First we are to find the rough material that we will wash. In the teaching of the "reason of heaven" all of the work is to be done in and on one's own mind! So our first step is to identify and be aware of our own mind. Next we want to distinguish between that element or part of our mind that changes from that part that does not change. The part that changes (the voice and pictures of the mind or imagination) is the most obvious and is easily identified. The part that does not change is not at all obvious and may require some work to reveal. This is where the "washing" comes in. The fastest and easiest way to reveal the unchanging part of the mind is to wash away, remove or quiet the part that changes. When the changeable part (silver) is completely removed, what remains is the unchangeable part (gold).
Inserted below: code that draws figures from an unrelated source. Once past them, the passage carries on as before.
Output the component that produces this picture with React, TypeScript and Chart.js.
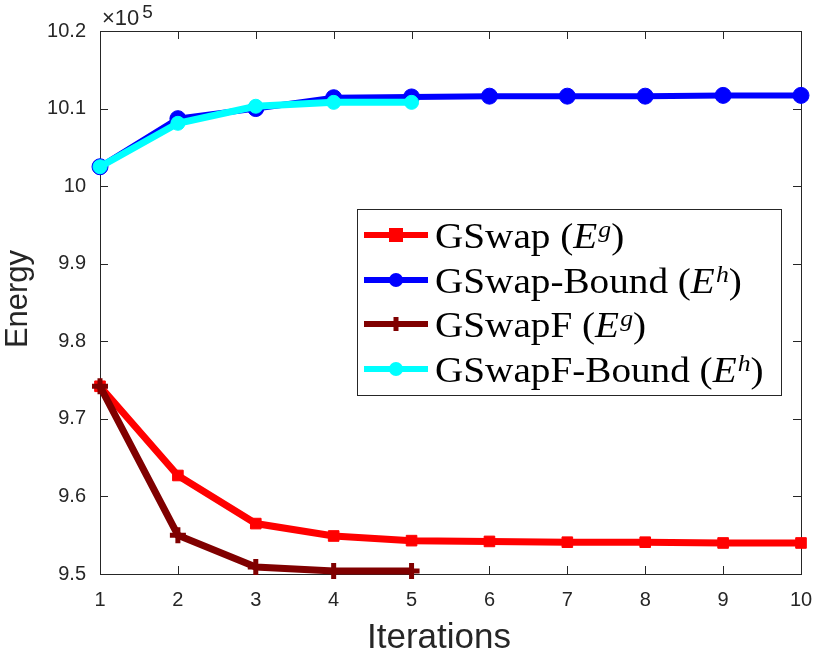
import React, { useEffect, useRef } from 'react';
import { Chart, registerables, ChartConfiguration, Plugin } from 'chart.js';

Chart.register(...registerables);

// values are in units of 10^5
const iterations = [1, 2, 3, 4, 5, 6, 7, 8, 9, 10];
const gswap = [9.742, 9.627, 9.565, 9.549, 9.543, 9.542, 9.541, 9.541, 9.540, 9.540];
const gswapBound = [10.025, 10.087, 10.100, 10.114, 10.115, 10.116, 10.116, 10.116, 10.117, 10.117];
const gswapF = [9.742, 9.550, 9.509, 9.504, 9.504];
const gswapFBound = [10.025, 10.081, 10.103, 10.108, 10.108];
const yTickLabels = ['9.5', '9.6', '9.7', '9.8', '9.9', '10', '10.1', '10.2'];

const AXIS = '#262626';
const SANS = '"Liberation Sans", Arial, sans-serif';
const SERIF = '"Liberation Serif", "Times New Roman", serif';

type Seg = { t: string; it?: boolean; sup?: boolean };

const legendItems: { color: string; marker: string; segs: Seg[] }[] = [
  { color: '#ff0000', marker: 'square', segs: [{ t: 'GSwap (' }, { t: 'E', it: true }, { t: 'g', it: true, sup: true }, { t: ')' }] },
  { color: '#0000ff', marker: 'circle', segs: [{ t: 'GSwap-Bound (' }, { t: 'E', it: true }, { t: 'h', it: true, sup: true }, { t: ')' }] },
  { color: '#800000', marker: 'plus', segs: [{ t: 'GSwapF (' }, { t: 'E', it: true }, { t: 'g', it: true, sup: true }, { t: ')' }] },
  { color: '#00ffff', marker: 'circle', segs: [{ t: 'GSwapF-Bound (' }, { t: 'E', it: true }, { t: 'h', it: true, sup: true }, { t: ')' }] },
];

const toPoints = (ys: number[]) => ys.map((y, i) => ({ x: iterations[i], y }));

function drawMarker(ctx: CanvasRenderingContext2D, kind: string, x: number, y: number, color: string) {
  ctx.save();
  ctx.fillStyle = color;
  ctx.strokeStyle = color;
  if (kind === 'square') {
    ctx.fillRect(x - 7, y - 7, 14, 14);
  } else if (kind === 'circle') {
    ctx.beginPath();
    ctx.arc(x, y, 7, 0, Math.PI * 2);
    ctx.fill();
  } else {
    ctx.lineWidth = 5;
    ctx.beginPath();
    ctx.moveTo(x - 7, y);
    ctx.lineTo(x + 7, y);
    ctx.moveTo(x, y - 7);
    ctx.lineTo(x, y + 7);
    ctx.stroke();
  }
  ctx.restore();
}

const matlabLook: Plugin = {
  id: 'matlabLook',
  beforeDatasetsDraw(chart) {
    const { ctx, chartArea: a } = chart;
    const xs = chart.scales.x;
    const ys = chart.scales.y;
    ctx.save();
    ctx.strokeStyle = AXIS;
    ctx.lineWidth = 1;
    ctx.strokeRect(a.left + 0.5, a.top + 0.5, a.right - a.left, a.bottom - a.top);
    ctx.beginPath();
    xs.ticks.forEach((t) => {
      const px = Math.round(xs.getPixelForValue(t.value)) + 0.5;
      ctx.moveTo(px, a.bottom);
      ctx.lineTo(px, a.bottom - 8);
      ctx.moveTo(px, a.top);
      ctx.lineTo(px, a.top + 8);
    });
    ys.ticks.forEach((t) => {
      const py = Math.round(ys.getPixelForValue(t.value)) + 0.5;
      ctx.moveTo(a.left, py);
      ctx.lineTo(a.left + 8, py);
      ctx.moveTo(a.right, py);
      ctx.lineTo(a.right - 8, py);
    });
    ctx.stroke();
    ctx.restore();
  },
  afterDraw(chart) {
    const { ctx, chartArea: a } = chart;
    ctx.save();
    ctx.fillStyle = AXIS;

    // exponent label
    ctx.textBaseline = 'alphabetic';
    ctx.textAlign = 'left';
    ctx.font = `22px ${SANS}`;
    ctx.fillText('\u00d710', a.left + 2, 25);
    const w = ctx.measureText('\u00d710').width;
    ctx.font = `19px ${SANS}`;
    ctx.fillText('5', a.left + 5 + w, 18);

    // axis titles
    ctx.font = `35px ${SANS}`;
    ctx.textAlign = 'center';
    ctx.fillText('Iterations', 439, 648);
    ctx.save();
    ctx.translate(27, 299);
    ctx.rotate(-Math.PI / 2);
    ctx.font = `31px ${SANS}`;
    ctx.fillText('Energy', 0, 0);
    ctx.restore();

    // legend
    const bx = 357, by = 209, bw = 424, bh = 186;
    ctx.fillStyle = '#ffffff';
    ctx.fillRect(bx, by, bw, bh);
    ctx.strokeStyle = AXIS;
    ctx.lineWidth = 1;
    ctx.strokeRect(bx + 0.5, by + 0.5, bw, bh);
    const rows = [235, 280, 324, 369];
    legendItems.forEach((item, i) => {
      const cy = rows[i];
      ctx.strokeStyle = item.color;
      ctx.lineWidth = 6;
      ctx.beginPath();
      ctx.moveTo(364, cy);
      ctx.lineTo(428, cy);
      ctx.stroke();
      drawMarker(ctx, item.marker, 396, cy, item.color);
      ctx.save();
      ctx.translate(435, cy + 13);
      ctx.scale(1.12, 1);
      ctx.fillStyle = '#000000';
      ctx.textAlign = 'left';
      let x = 0;
      item.segs.forEach((s) => {
        ctx.font = `${s.it ? 'italic ' : ''}${s.sup ? 23 : 35}px ${SERIF}`;
        ctx.fillText(s.t, x, s.sup ? -11 : 0);
        x += ctx.measureText(s.t).width + (s.it && !s.sup ? 1 : 0);
      });
      ctx.restore();
    });
    ctx.restore();
  },
};

const App: React.FC = () => {
  const canvasRef = useRef<HTMLCanvasElement>(null);
  const chartRef = useRef<Chart | null>(null);

  useEffect(() => {
    document.body.style.margin = '0';
    if (chartRef.current) {
      chartRef.current.destroy();
    }
    const ctx = canvasRef.current!.getContext('2d');

    const config: ChartConfiguration<'line'> = {
      type: 'line',
      data: {
        datasets: [
          {
            label: 'GSwap (E^g)',
            data: toPoints(gswap),
            borderColor: '#ff0000',
            backgroundColor: '#ff0000',
            borderWidth: 7,
            pointStyle: 'rect',
            pointRadius: 7.5,
            pointBorderWidth: 1,
            order: 4,
          },
          {
            label: 'GSwap-Bound (E^h)',
            data: toPoints(gswapBound),
            borderColor: '#0000ff',
            backgroundColor: '#0000ff',
            borderWidth: 6,
            pointStyle: 'circle',
            pointRadius: 8,
            pointBorderWidth: 1,
            order: 3,
          },
          {
            label: 'GSwapF (E^g)',
            data: toPoints(gswapF),
            borderColor: '#800000',
            backgroundColor: '#800000',
            borderWidth: 7,
            pointStyle: 'cross',
            pointRadius: 8,
            pointBorderWidth: 5,
            order: 2,
          },
          {
            label: 'GSwapF-Bound (E^h)',
            data: toPoints(gswapFBound),
            borderColor: '#00ffff',
            backgroundColor: '#00ffff',
            borderWidth: 7,
            pointStyle: 'circle',
            pointRadius: 7,
            pointBorderWidth: 1,
            order: 1,
          },
        ],
      },
      options: {
        animation: false,
        responsive: false,
        layout: { padding: { top: 31, right: 12, left: 0, bottom: 0 } },
        datasets: { line: { clip: false as any, tension: 0 } },
        plugins: {
          legend: { display: false },
          tooltip: { enabled: false },
        },
        scales: {
          x: {
            type: 'linear',
            min: 1,
            max: 10,
            grid: { display: false, drawTicks: false },
            border: { display: false },
            ticks: {
              stepSize: 1,
              padding: 14,
              color: AXIS,
              font: { family: SANS, size: 20 },
              maxRotation: 0,
            },
            afterFit: (s: any) => {
              s.height = 76;
              s.paddingLeft = 0;
              s.paddingRight = 0;
            },
          },
          y: {
            type: 'linear',
            min: 9.5,
            max: 10.2,
            grid: { display: false, drawTicks: false },
            border: { display: false },
            ticks: {
              stepSize: 0.1,
              padding: 14,
              color: AXIS,
              font: { family: SANS, size: 20 },
              callback: (_v, i) => yTickLabels[i],
            },
            afterFit: (s: any) => {
              s.width = 100;
              s.paddingTop = 0;
              s.paddingBottom = 0;
            },
          },
        },
      },
      plugins: [matlabLook],
    };

    chartRef.current = new Chart(ctx!, config);
    return () => {
      chartRef.current?.destroy();
      chartRef.current = null;
    };
  }, []);

  return (
    <div style={{ width: 814, height: 650 }}>
      <canvas ref={canvasRef} width={814} height={650} />
    </div>
  );
};

export default App;
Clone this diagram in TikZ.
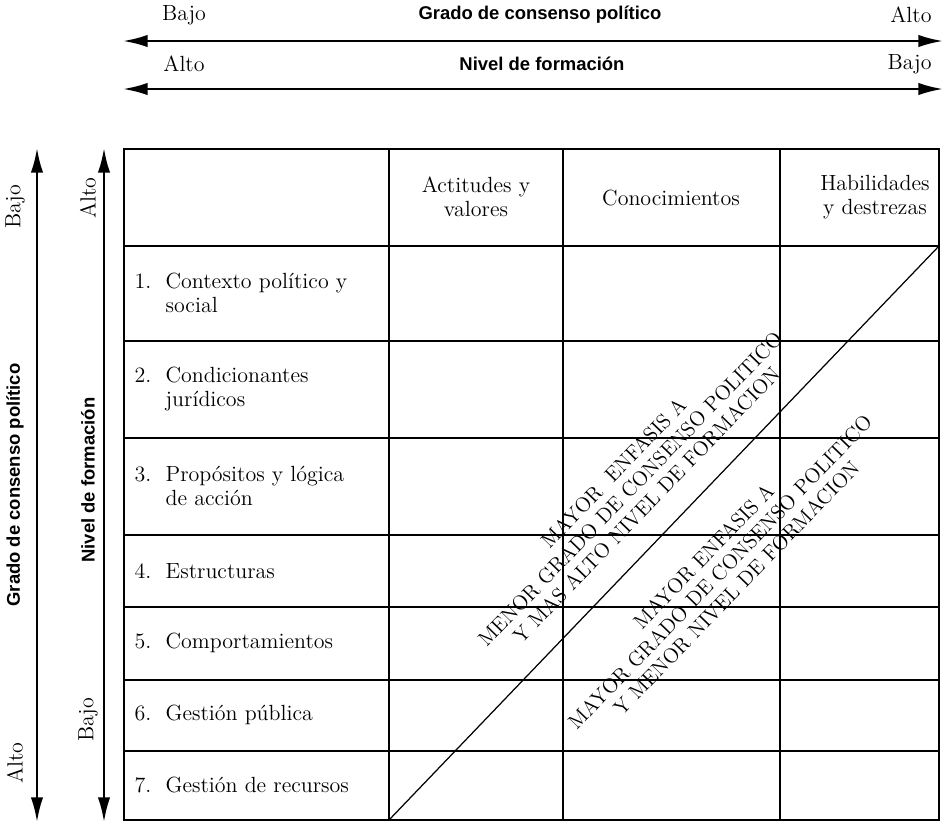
\documentclass[tikz,border=0pt]{standalone}
\usepackage{fontspec}
\setsansfont{Liberation Sans}
\usetikzlibrary{arrows.meta,positioning,calc}

\tikzset{
  axis/.style={line width=1.3pt,{Latex[length=14pt,width=7pt]}-{Latex[length=14pt,width=7pt]}},
  axislabel/.style={font=\sffamily\bfseries\fontsize{10.5}{12}\selectfont},
  endlabel/.style={font=\fontsize{12.5}{13}\selectfont},
  rowlabel/.style={anchor=west,align=left,inner sep=0pt,font=\fontsize{12.5}{13.5}\selectfont},
  headlabel/.style={align=center,inner sep=0pt,font=\fontsize{12.5}{13.5}\selectfont},
  emphasis/.style={rotate=46,align=center,inner sep=0pt,font=\fontsize{11.8}{13}\selectfont}
}
\newcommand\gap{\hphantom{1.\ \ }}

\begin{document}
\begin{tikzpicture}[x=0.02cm,y=-0.02cm,line width=0.7pt]
    \useasboundingbox (0,0) rectangle (947,823);
    % top axes
    \coordinate (GradoL) at (123,41);
    \coordinate (GradoR) at (943,41);
    \coordinate (NivelL) at (123,89);
    \coordinate (NivelR) at (943,89);
    \draw [axis] (GradoL) -- (GradoR);
    \draw [axis] (NivelL) -- (NivelR);
    \node [endlabel] (GradoBajo) at (184,15) {Bajo};
    \node [axislabel] (Grado) at (540,15) {Grado de consenso político};
    \node [endlabel,anchor=east] (GradoAlto) at (938,15) {Alto};
    \node [endlabel] (NivelAlto) at (184,64) {Alto};
    \node [axislabel] (Nivel) at (542,64) {Nivel de formación};
    \node [endlabel,anchor=east] (NivelBajo) at (938,64) {Bajo};
    % left axes
    \coordinate (GradoT) at (37,148);
    \coordinate (GradoB) at (37,822);
    \coordinate (NivelT) at (104,148);
    \coordinate (NivelB) at (104,822);
    \draw [axis] (GradoT) -- (GradoB);
    \draw [axis] (NivelT) -- (NivelB);
    \node [endlabel,rotate=90] (SideGradoBajo) at (15,207) {Bajo};
    \node [axislabel,rotate=90] (SideGrado) at (15,485) {Grado de consenso político};
    \node [endlabel,rotate=90] (SideGradoAlto) at (15,763) {Alto};
    \node [endlabel,rotate=90] (SideNivelAlto) at (88,198) {Alto};
    \node [axislabel,rotate=90] (SideNivel) at (88,480) {Nivel de formación};
    \node [endlabel,rotate=90] (SideNivelBajo) at (88,720) {Bajo};
    % table
    \foreach \y in {246,341,438,535,607,680,751}
        \draw (124,\y) -- (939,\y);
    \foreach \x in {389,563,780}
        \draw (\x,149) -- (\x,820);
    \draw [line width=1pt] (124,149) rectangle (939,820);
    \node [headlabel] (Actitudes) at (476,197) {Actitudes y\\valores};
    \node [headlabel] (Conocimientos) at (671,198) {Conocimientos};
    \node [headlabel] (Habilidades) at (875,197) {Habilidades\\y destrezas};
    \foreach \y/\txt [count=\i] in {293/{1.\ \ Contexto político y\\\gap social},
        389/{2.\ \ Condicionantes\\\gap jurídicos},
        486/{3.\ \ Propósitos y lógica\\\gap de acción},
        571/{4.\ \ Estructuras},
        643/{5.\ \ Comportamientos},
        715/{6.\ \ Gestión pública},
        785/{7.\ \ Gestión de recursos}}
        \node [rowlabel] (Row\i) at (134,\y) {\txt};
    % diagonal
    \coordinate (DiagA) at (389,820);
    \coordinate (DiagB) at (939,246);
    \draw (DiagA) -- (DiagB);
    \node [emphasis] (Menor) at (630,489) {MAYOR~~ENFASIS A\\MENOR GRADO DE CONSENSO POLITICO\\Y MAS ALTO NIVEL DE FORMACION};
    \node [emphasis] (Mayor) at (720,572) {MAYOR ENFASIS A\\MAYOR GRADO DE CONSENSO POLITICO\\Y MENOR NIVEL DE FORMACION};
\end{tikzpicture}
\end{document}
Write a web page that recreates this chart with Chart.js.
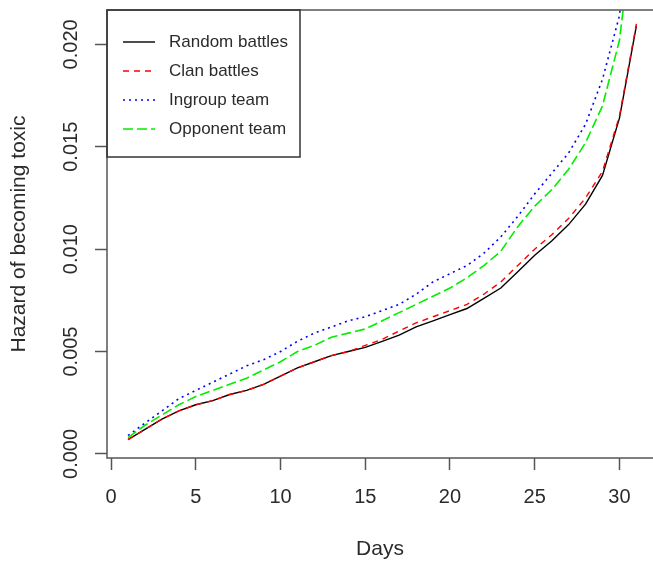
<!DOCTYPE html>
<html>
<head>
<meta charset="utf-8">
<script src="https://cdn.jsdelivr.net/npm/chart.js@4"></script>
<style>
  html, body { margin: 0; padding: 0; background: #fff; }
  #wrap { width: 653px; height: 562px; }
</style>
</head>
<body>
<div id="wrap"><canvas id="chart" width="653" height="562"></canvas></div>
<script>
const days = [1, 2, 3, 4, 5, 6, 7, 8, 9, 10, 11, 12, 13, 14, 15, 16,
  17, 18, 19, 20, 21, 22, 23, 24, 25, 26, 27, 28, 29, 30, 31];

const randomBattles = [0.0007, 0.0012, 0.0017, 0.0021, 0.0024, 0.0026, 0.0029, 0.0031,
  0.0034, 0.0038, 0.0042, 0.0045, 0.0048, 0.0050, 0.0052, 0.0055, 0.0058, 0.0062,
  0.0065, 0.0068, 0.0071, 0.0076, 0.0081, 0.0089, 0.0097, 0.0104, 0.0112, 0.0122,
  0.0136, 0.0164, 0.0209];
const clanBattles = [0.0007, 0.0012, 0.0017, 0.0021, 0.0024, 0.0026, 0.0029, 0.0031,
  0.0034, 0.0038, 0.0042, 0.0045, 0.0048, 0.0050, 0.0053, 0.0056, 0.0060, 0.0064,
  0.0067, 0.0070, 0.0073, 0.0078, 0.0084, 0.0092, 0.0100, 0.0107, 0.0115, 0.0125,
  0.0138, 0.0165, 0.0210];
const ingroupTeam = [0.0009, 0.0015, 0.0021, 0.0027, 0.0031, 0.0035, 0.0039, 0.0043,
  0.0046, 0.0050, 0.0055, 0.0059, 0.0062, 0.0065, 0.0067, 0.0070, 0.0073, 0.0078,
  0.0084, 0.0088, 0.0092, 0.0098, 0.0106, 0.0116, 0.0127, 0.0137, 0.0147, 0.0161,
  0.0183, 0.0214, 0.0290];
const opponentTeam = [0.0008, 0.0014, 0.0019, 0.0024, 0.0028, 0.0031, 0.0034, 0.0037,
  0.0041, 0.0045, 0.0050, 0.0053, 0.0057, 0.0059, 0.0061, 0.0065, 0.0069, 0.0073,
  0.0077, 0.0081, 0.0086, 0.0092, 0.0099, 0.0111, 0.0121, 0.0129, 0.0139, 0.0152,
  0.0170, 0.0202, 0.0270];

const seriesNames = ['Random battles', 'Clan battles', 'Ingroup team', 'Opponent team'];
const xTicks = [0, 5, 10, 15, 20, 25, 30];
const yTicks = [0, 0.005, 0.010, 0.015, 0.020];
const yTickLabels = ['0.000', '0.005', '0.010', '0.015', '0.020'];

const FONT = '"Liberation Sans", Arial, sans-serif';
const TEXT = '#2b2b2b';
const AXIS = '#555';

const pts = vals => vals.map((v, i) => ({ x: days[i], y: v }));

// box, rotated y labels and the R-style legend
const rFrame = {
  id: 'rFrame',
  afterDraw(chart) {
    const { ctx, chartArea: a, scales } = chart;
    ctx.save();
    ctx.strokeStyle = AXIS;
    ctx.lineWidth = 1.5;
    ctx.strokeRect(a.left, a.top, a.right - a.left + 10, a.bottom - a.top);

    ctx.fillStyle = TEXT;
    ctx.font = '20px ' + FONT;
    ctx.textAlign = 'center';
    ctx.textBaseline = 'middle';
    yTicks.forEach((v, i) => {
      const y = scales.y.getPixelForValue(v);
      ctx.save();
      ctx.translate(71, y);
      ctx.rotate(-Math.PI / 2);
      ctx.fillText(yTickLabels[i], 0, 0);
      ctx.restore();
    });

    // legend
    ctx.strokeStyle = '#333';
    ctx.lineWidth = 1.5;
    ctx.strokeRect(a.left, a.top, 193, 147);
    ctx.font = '17px ' + FONT;
    ctx.textAlign = 'left';
    chart.data.datasets.forEach((ds, i) => {
      const y = a.top + 32 + i * 29;
      ctx.save();
      ctx.strokeStyle = ds.borderColor;
      ctx.lineWidth = ds.borderWidth;
      ctx.setLineDash(ds.borderDash || []);
      ctx.beginPath();
      ctx.moveTo(a.left + 16, y);
      ctx.lineTo(a.left + 48, y);
      ctx.stroke();
      ctx.restore();
      ctx.fillStyle = TEXT;
      ctx.fillText(ds.label, a.left + 62, y);
    });
    ctx.restore();
  }
};

new Chart(document.getElementById('chart'), {
  type: 'line',
  data: {
    datasets: [
      { label: seriesNames[0], data: pts(randomBattles), borderColor: '#000000', borderWidth: 1.4, order: 3 },
      { label: seriesNames[1], data: pts(clanBattles), borderColor: '#ff0000', borderWidth: 1.4, borderDash: [6, 5], order: 2 },
      { label: seriesNames[2], data: pts(ingroupTeam), borderColor: '#0000ff', borderWidth: 1.6, borderDash: [2, 4], order: 1 },
      { label: seriesNames[3], data: pts(opponentTeam), borderColor: '#00ee00', borderWidth: 1.6, borderDash: [10, 4], order: 0 }
    ]
  },
  options: {
    responsive: false,
    animation: false,
    layout: { padding: { top: 10, right: 0, bottom: 0, left: 0 } },
    elements: { point: { radius: 0 }, line: { tension: 0 } },
    plugins: { legend: { display: false }, tooltip: { enabled: false } },
    scales: {
      x: {
        type: 'linear',
        min: -0.24,
        max: 31.98,
        afterBuildTicks: s => { s.ticks = xTicks.map(v => ({ value: v })); },
        afterFit: s => { s.height = 104; },
        grid: { drawOnChartArea: false, tickLength: 12, color: AXIS, tickWidth: 1.5 },
        border: { display: false },
        ticks: { color: TEXT, font: { family: FONT, size: 20 }, padding: 15, maxRotation: 0, autoSkip: false },
        title: { display: true, text: 'Days', color: TEXT, font: { family: FONT, size: 21 }, padding: { top: 0, bottom: 0 } }
      },
      y: {
        type: 'linear',
        min: -0.0002,
        max: 0.02168,
        afterBuildTicks: s => { s.ticks = yTicks.map(v => ({ value: v })); },
        afterFit: s => { s.width = 107; },
        grid: { drawOnChartArea: false, tickLength: 12, color: AXIS, tickWidth: 1.5 },
        border: { display: false },
        ticks: { display: false },
        title: { display: true, text: 'Hazard of becoming toxic', color: TEXT, font: { family: FONT, size: 21 }, padding: { top: 7, bottom: 0 } }
      }
    }
  },
  plugins: [rFrame]
});
</script>
</body>
</html>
Why, one might ask, bother? Well the changeable part experiences good and evil, satisfaction and dissatisfaction, joy and sorrow, birth and death, illness and trouble and all of the things that are of the nature of mortality and change. The unchanging part, on the other hand, knows and understands the truth of any and everything, its experience is true lasting satisfaction, it is immortal and known and understood together with the changeable part of the mind delivers the experience of a joyous life.